** EXERCISE DIRECTIONS **
Output exactly, and only, the lines from the line containing "Reproduce this chart with Plotly." through the line containing "0.05, 0.5, 1.7]", both included.

** RECORDS PROVIDED **

^^^^

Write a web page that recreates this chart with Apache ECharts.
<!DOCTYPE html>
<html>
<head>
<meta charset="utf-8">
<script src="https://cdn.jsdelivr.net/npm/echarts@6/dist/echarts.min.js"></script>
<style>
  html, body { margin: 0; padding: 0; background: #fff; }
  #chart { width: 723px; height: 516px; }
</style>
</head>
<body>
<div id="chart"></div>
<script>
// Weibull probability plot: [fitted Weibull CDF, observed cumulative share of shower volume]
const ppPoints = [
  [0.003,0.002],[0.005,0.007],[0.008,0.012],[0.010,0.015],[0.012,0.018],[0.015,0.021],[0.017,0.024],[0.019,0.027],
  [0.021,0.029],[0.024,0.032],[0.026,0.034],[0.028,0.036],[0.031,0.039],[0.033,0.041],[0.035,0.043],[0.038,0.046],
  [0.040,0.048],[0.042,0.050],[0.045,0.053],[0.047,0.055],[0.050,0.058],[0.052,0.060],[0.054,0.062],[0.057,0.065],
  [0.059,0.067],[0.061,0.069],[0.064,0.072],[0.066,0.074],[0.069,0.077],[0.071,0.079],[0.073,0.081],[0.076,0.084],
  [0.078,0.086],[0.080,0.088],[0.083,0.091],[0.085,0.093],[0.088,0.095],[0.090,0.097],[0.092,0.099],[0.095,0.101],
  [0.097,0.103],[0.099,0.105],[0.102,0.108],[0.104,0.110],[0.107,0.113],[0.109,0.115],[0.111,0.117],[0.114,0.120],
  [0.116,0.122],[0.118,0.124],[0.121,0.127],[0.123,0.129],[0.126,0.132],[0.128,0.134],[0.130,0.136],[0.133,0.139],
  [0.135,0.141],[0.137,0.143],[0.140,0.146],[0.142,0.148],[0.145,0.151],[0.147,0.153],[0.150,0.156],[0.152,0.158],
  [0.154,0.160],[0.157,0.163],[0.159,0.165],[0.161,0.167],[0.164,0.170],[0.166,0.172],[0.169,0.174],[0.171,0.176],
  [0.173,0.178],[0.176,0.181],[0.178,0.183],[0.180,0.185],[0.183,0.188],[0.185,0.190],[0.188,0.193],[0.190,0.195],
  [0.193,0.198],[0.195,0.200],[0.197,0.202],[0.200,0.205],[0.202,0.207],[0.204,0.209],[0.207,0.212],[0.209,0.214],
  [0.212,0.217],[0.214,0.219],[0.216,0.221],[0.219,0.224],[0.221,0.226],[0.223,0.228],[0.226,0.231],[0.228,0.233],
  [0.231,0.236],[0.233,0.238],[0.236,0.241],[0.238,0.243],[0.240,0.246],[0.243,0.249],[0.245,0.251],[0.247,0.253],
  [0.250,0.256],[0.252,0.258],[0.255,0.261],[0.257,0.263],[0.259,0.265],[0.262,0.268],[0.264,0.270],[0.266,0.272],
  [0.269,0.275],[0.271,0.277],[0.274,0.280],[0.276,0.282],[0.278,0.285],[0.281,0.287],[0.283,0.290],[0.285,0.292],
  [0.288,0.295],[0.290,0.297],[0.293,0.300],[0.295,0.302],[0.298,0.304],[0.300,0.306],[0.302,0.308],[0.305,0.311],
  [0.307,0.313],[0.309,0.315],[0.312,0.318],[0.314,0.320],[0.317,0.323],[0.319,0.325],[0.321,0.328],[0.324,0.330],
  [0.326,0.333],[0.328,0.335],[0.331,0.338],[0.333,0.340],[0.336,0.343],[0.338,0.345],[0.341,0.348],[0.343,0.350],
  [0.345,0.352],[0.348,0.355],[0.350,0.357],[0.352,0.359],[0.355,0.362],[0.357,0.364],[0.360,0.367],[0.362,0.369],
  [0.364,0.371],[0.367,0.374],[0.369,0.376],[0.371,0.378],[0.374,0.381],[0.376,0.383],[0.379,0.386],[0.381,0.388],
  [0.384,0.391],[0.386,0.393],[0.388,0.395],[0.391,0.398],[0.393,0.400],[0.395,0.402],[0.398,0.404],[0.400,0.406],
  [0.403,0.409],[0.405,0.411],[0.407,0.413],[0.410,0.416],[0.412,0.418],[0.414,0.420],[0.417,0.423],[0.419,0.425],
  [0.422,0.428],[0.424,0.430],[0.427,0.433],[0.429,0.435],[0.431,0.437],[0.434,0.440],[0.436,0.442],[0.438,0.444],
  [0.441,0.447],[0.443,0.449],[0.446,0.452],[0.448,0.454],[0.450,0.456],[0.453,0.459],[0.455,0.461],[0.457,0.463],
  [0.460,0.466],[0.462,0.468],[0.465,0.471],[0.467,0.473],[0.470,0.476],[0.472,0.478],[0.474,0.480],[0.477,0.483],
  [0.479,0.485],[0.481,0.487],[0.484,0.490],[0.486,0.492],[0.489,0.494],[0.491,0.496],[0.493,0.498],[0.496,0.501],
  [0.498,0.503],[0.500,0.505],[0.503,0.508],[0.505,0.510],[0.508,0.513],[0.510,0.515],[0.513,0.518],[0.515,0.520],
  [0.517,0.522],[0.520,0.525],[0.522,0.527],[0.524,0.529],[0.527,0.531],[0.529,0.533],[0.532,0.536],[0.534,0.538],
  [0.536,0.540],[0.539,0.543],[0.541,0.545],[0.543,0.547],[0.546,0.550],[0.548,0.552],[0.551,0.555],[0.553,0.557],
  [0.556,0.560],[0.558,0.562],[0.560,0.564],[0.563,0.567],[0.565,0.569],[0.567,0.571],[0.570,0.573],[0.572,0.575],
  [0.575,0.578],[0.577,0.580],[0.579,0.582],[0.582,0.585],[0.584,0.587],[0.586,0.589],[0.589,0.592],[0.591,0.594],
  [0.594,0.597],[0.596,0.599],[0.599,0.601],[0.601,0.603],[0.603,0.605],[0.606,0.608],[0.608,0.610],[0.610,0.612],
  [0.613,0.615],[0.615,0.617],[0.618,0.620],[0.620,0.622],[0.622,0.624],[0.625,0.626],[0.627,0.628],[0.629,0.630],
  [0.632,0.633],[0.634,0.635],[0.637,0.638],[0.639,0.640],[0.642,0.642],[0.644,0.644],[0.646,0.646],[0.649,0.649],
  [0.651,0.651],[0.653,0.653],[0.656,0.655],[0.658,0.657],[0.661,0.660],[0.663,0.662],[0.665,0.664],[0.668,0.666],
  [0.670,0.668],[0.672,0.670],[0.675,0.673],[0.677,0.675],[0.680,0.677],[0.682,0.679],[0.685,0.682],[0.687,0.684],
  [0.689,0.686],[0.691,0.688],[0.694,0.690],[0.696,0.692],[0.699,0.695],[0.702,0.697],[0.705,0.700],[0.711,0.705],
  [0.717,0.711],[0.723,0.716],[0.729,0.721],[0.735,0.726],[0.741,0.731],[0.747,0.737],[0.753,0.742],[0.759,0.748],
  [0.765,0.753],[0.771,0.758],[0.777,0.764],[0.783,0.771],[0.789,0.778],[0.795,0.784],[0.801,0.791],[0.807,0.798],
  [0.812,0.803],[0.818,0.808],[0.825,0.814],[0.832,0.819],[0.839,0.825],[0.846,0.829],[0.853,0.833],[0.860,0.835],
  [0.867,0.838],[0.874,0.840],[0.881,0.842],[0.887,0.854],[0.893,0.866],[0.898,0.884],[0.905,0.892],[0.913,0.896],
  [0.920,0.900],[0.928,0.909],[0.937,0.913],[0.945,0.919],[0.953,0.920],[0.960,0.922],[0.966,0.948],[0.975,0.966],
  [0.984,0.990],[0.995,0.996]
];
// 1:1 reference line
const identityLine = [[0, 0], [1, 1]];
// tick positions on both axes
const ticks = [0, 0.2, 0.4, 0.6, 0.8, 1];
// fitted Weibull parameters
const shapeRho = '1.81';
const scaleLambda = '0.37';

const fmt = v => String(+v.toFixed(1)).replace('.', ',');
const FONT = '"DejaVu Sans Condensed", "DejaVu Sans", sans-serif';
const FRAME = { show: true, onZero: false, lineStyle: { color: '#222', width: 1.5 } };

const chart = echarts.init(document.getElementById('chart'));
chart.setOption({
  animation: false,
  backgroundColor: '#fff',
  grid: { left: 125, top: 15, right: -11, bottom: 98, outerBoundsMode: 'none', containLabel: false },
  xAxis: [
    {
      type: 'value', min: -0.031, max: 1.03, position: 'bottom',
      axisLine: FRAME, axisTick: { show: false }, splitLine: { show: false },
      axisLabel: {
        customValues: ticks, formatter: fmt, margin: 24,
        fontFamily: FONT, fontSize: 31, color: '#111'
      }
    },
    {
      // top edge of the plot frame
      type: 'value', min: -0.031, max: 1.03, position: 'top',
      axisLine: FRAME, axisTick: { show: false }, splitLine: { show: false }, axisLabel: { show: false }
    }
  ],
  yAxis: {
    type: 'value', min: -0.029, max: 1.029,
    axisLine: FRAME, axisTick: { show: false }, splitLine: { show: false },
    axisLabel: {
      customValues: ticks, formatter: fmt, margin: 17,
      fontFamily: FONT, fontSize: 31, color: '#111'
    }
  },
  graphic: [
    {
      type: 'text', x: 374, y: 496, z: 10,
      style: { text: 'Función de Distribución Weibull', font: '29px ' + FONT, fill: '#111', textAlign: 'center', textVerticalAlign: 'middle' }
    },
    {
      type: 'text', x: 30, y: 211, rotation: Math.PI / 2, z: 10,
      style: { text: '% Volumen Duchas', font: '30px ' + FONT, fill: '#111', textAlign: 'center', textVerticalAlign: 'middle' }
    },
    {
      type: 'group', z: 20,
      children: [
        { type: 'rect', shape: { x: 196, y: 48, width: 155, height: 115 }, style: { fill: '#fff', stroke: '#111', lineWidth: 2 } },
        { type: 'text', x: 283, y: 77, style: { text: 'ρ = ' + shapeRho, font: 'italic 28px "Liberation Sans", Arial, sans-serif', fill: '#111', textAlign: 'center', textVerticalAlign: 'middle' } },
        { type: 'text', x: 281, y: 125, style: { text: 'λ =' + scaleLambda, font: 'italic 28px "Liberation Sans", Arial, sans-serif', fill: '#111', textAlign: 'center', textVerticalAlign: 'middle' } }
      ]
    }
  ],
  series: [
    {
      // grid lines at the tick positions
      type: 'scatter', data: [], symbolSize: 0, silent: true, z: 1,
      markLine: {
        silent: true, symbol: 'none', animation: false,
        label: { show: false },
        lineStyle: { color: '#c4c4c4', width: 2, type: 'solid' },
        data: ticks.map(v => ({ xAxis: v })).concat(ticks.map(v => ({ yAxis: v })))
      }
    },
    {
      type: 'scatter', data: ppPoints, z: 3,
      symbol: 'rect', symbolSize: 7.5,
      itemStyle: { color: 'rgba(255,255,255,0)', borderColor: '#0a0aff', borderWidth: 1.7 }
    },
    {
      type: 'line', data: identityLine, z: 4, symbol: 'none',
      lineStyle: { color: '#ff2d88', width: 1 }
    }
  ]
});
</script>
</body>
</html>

^^^^

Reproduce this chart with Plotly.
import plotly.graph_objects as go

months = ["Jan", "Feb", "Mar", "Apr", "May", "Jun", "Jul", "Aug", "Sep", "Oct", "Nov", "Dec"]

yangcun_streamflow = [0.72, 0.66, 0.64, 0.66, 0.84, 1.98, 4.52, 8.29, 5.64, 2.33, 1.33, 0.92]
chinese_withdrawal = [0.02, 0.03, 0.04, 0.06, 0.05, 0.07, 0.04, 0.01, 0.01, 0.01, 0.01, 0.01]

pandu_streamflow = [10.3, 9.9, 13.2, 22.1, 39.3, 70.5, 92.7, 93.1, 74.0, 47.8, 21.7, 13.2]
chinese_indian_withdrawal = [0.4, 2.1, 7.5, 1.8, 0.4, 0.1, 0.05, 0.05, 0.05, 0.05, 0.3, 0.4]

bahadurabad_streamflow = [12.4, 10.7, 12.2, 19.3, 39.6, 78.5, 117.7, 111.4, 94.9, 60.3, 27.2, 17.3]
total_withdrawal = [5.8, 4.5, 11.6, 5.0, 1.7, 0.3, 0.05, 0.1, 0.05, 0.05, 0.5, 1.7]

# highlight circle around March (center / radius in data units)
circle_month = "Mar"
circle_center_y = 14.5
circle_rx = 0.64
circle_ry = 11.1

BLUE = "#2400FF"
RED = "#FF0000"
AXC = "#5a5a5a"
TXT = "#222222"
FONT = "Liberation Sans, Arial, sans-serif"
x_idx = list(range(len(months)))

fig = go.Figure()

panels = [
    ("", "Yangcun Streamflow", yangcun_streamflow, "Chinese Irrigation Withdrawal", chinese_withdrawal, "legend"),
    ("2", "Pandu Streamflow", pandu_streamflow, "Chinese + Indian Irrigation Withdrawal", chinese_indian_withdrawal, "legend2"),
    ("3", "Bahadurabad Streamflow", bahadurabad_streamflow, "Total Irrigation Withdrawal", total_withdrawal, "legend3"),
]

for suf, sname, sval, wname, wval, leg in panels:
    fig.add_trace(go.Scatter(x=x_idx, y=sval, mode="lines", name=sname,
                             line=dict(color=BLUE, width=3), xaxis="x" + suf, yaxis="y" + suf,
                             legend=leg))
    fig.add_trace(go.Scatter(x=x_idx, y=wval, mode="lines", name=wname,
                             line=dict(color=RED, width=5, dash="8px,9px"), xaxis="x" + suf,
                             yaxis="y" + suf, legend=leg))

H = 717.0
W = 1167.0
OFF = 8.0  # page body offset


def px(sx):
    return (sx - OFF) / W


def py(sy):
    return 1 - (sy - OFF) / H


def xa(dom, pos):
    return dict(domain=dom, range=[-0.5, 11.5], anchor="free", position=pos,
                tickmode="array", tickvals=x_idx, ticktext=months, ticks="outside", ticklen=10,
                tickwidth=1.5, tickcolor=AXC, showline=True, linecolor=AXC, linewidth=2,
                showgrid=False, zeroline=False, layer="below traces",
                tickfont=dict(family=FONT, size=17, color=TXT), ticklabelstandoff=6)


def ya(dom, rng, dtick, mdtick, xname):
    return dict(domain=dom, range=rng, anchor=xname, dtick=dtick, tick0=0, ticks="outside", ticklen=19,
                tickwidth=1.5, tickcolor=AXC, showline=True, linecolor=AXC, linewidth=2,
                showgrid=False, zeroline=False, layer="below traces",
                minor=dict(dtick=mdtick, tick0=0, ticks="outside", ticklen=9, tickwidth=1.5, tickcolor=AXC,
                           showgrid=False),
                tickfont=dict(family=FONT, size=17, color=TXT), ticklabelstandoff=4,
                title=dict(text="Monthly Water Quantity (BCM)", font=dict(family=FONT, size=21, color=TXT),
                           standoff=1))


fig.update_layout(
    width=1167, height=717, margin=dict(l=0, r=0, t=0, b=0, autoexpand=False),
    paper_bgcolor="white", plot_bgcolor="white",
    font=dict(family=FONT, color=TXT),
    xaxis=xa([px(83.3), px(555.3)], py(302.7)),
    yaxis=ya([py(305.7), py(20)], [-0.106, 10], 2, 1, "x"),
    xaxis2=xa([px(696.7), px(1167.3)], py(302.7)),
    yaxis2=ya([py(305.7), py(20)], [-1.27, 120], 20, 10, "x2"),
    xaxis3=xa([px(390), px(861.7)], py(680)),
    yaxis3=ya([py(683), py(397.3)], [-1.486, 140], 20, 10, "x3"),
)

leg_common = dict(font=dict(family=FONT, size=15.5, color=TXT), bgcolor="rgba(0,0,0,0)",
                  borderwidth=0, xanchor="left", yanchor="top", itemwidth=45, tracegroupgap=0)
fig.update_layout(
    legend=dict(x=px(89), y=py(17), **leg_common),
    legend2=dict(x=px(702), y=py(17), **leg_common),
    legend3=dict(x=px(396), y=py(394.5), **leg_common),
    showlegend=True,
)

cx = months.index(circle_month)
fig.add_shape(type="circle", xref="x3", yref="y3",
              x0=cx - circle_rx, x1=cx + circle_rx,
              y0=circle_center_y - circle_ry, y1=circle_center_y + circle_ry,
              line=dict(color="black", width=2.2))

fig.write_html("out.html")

^^^^

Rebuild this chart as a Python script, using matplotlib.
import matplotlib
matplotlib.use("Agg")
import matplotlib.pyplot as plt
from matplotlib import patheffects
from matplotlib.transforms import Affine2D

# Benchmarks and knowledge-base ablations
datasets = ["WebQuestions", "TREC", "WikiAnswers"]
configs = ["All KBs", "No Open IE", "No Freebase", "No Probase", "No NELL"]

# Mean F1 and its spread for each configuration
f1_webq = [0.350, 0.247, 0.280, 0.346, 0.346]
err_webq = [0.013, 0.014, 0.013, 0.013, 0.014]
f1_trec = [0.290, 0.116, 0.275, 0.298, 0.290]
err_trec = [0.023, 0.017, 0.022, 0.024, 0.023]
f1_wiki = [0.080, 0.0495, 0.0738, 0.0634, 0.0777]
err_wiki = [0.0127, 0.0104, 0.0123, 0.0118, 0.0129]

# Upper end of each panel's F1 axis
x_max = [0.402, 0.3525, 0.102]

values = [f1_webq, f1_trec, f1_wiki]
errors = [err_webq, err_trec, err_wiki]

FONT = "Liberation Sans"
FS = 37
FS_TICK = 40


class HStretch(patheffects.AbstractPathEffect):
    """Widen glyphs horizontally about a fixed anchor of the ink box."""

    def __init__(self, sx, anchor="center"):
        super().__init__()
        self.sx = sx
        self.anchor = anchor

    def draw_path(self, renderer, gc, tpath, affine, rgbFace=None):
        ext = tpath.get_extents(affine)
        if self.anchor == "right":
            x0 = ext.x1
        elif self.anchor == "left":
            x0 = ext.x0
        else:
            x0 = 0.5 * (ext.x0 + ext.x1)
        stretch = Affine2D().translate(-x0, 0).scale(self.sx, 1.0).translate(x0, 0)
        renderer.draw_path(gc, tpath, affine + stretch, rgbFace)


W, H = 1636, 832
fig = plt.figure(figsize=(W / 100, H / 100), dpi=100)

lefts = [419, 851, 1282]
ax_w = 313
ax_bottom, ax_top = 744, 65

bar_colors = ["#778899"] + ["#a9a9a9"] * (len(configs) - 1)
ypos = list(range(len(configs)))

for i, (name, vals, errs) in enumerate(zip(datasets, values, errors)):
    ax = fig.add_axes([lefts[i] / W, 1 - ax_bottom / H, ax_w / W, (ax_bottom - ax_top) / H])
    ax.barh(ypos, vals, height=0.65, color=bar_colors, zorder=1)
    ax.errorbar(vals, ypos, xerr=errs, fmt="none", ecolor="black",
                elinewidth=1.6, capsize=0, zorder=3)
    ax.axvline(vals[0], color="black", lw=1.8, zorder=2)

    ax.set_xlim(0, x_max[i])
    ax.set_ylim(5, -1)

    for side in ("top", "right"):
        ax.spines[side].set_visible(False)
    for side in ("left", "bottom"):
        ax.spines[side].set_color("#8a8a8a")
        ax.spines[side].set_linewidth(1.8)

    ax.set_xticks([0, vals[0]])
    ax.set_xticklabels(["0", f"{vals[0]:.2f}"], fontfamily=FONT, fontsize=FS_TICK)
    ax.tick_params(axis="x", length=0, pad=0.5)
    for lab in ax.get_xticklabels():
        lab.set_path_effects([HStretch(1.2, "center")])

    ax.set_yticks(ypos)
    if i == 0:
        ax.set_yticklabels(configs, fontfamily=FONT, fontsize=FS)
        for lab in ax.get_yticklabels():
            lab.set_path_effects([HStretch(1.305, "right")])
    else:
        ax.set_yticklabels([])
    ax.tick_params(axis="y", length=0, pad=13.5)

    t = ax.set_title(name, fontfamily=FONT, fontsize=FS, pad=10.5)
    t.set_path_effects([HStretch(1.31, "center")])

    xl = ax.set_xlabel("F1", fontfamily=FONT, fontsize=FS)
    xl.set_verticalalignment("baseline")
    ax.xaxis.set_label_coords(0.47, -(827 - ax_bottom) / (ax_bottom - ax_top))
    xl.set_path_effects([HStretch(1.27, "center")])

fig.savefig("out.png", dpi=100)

^^^^

** TASK RESULT **
Reproduce this chart with Plotly.
import plotly.graph_objects as go

months = ["Jan", "Feb", "Mar", "Apr", "May", "Jun", "Jul", "Aug", "Sep", "Oct", "Nov", "Dec"]

yangcun_streamflow = [0.72, 0.66, 0.64, 0.66, 0.84, 1.98, 4.52, 8.29, 5.64, 2.33, 1.33, 0.92]
chinese_withdrawal = [0.02, 0.03, 0.04, 0.06, 0.05, 0.07, 0.04, 0.01, 0.01, 0.01, 0.01, 0.01]

pandu_streamflow = [10.3, 9.9, 13.2, 22.1, 39.3, 70.5, 92.7, 93.1, 74.0, 47.8, 21.7, 13.2]
chinese_indian_withdrawal = [0.4, 2.1, 7.5, 1.8, 0.4, 0.1, 0.05, 0.05, 0.05, 0.05, 0.3, 0.4]

bahadurabad_streamflow = [12.4, 10.7, 12.2, 19.3, 39.6, 78.5, 117.7, 111.4, 94.9, 60.3, 27.2, 17.3]
total_withdrawal = [5.8, 4.5, 11.6, 5.0, 1.7, 0.3, 0.05, 0.1, 0.05, 0.05, 0.5, 1.7]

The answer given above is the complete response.